Nowadays, when youth orchestras will give a performance of Le Sacre with panache and even insouciance and when the work has become a calling card for most professional orchestras it almost sounds too easy. Not here. In this imperfectly played and imperfectly recorded account we get more than a sense of the demands that this score, which must have seemed outlandish at the time, made on its early players. There’s one other thing to throw into the equation. The Orchestre Symphonique de Paris had been formed as recently as 1928 and, in his biography of the conductor, Pierre Monteux, Maître (2003), John Canarina says that Monteux became the orchestra’s principal conductor in the spring of 1929 - so possibly just after this recording was made. Incidentally, Canarina - himself a conductor who directed some Havergal Brian symphonies for the BBC in the 1970s - states that the Salle Pleyel, the intended venue for the orchestra’s concerts, had been damaged by a fire and as a result the orchestra was unable to perform in it until December 1929. So I wonder if the recording of Le Sacre was indeed made there, as stated by Pristine. Until December 1929, Canarina says, the orchestra gave its concerts in the Théâtre des Champs-Élysées. It’s possible, therefore, that this recording of the work was made in the very building where it had first been heard in public.

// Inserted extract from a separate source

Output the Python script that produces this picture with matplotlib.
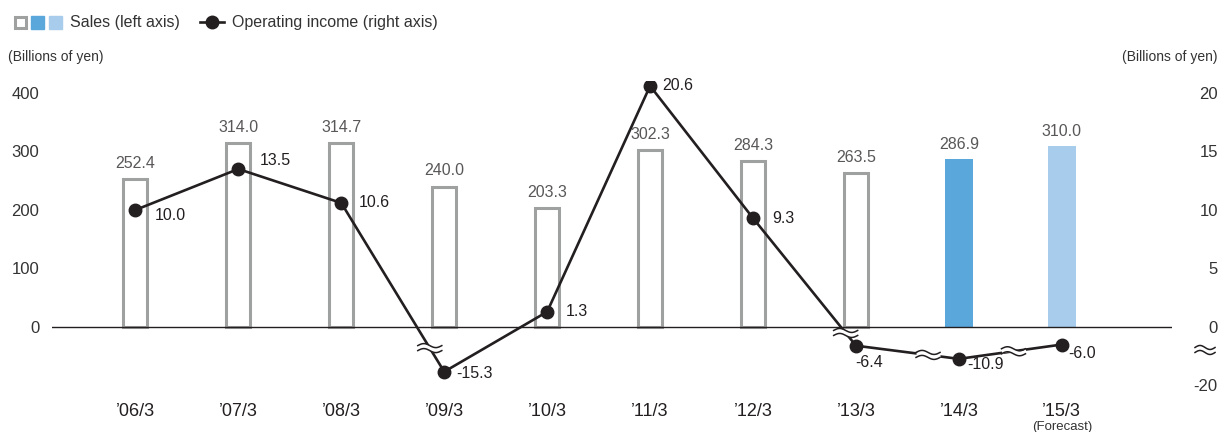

If so, that would be a very neat symmetry.
 
Monteux leads a vital, energetic performance. There is no doubt that the orchestra, which had not then been honed into a fully proficient ensemble, is frequently taxed by the music. There are several instances where the players are audibly hanging on for dear life: ‘Danse de la terre’ (track 7) and ‘Glorification de l’Élue’ (track 10) are among the most obvious examples and the concluding ‘Danse sacrale’ is very scrappy at times. However there’s a raw energy to the performance and the primitive feel that’s imparted by hearing the music played by a fallible band, reproduced in early sound, lends its own fascination and excitement.
 
Unsurprisingly, given that the recording was made eighty-one years ago, the engineers were as challenged by the score as were the players. The strings are too forwardly balanced, as in ‘Cercles mystérieux des adolescentes’ (track 9). On the other hand, the horns sound as if they were in the room next door at the start of ‘Jeux des cités rivals’ (track 5) and, in general, both this section of the orchestra and the crucial percussion section are far too distantly balanced. There’s also significant hiss at times, especially at the very start. But, those sonic imperfections notwithstanding, it’s quite remarkable what the engineers of the day were able to pick up - one wonders if they’d ever had to contend with such a large orchestra - and it’s just as remarkable how much detail Mark Obert-Thorn has been able to salvage, not least when one reads in his notes how variable were the source discs available to him. 

A year later and Monteux had audibly improved the standards of the orchestra and the engineers were better able to record them. The recordings of the two Ravel pieces are particularly successful. The excerpt from Ma mère l’oye, which is certainly lightly and transparently scored by comparison with Le Sacre is much more accurately reported by the recording and Monteux obtains more cultivated playing. La valse offers the best performance of all on the disc. Monteux is vital and energetic in his direction and the orchestra plays very well for him - listen to the way the strings swoon in the passage beginning at 1:43. Again, it’s important to remember that these Ravel pieces were pretty new music at the time these recordings were made. Indeed, I wonder if either or both were the very first recordings of these pieces.
 
The Chabrier piece is the sort of music that was meat and drink to Monteux and he doesn’t disappoint here with a reading that’s full of verve. The Interlude dramatique by Piero Coppola, best remembered as a conductor, was new to me. I doubt I’ll be returning to what struck me as a pretty empty piece that’s somewhat long on rhetoric but short on real musical substance.
 
Clearly this is a disc that’s going to be of interest mainly to specialist collectors. Despite the sonic limitations all admirers of Le Maître and anyone interested in Le Sacre and its performing history will want to hear it. According to the discography in John Canarina’s biography all these recordings have been available before. All five pieces were issued on Dante Lys-2374 and Pearl let us have the Stravinsky, Coppola and Chabrier items. However, the convenience of having all five of these recordings together will be attractive to many listeners and though I haven’t heard the other transfers I doubt anyone will have surpassed Mark Obert-Thorn’s skill in effecting these present transfers.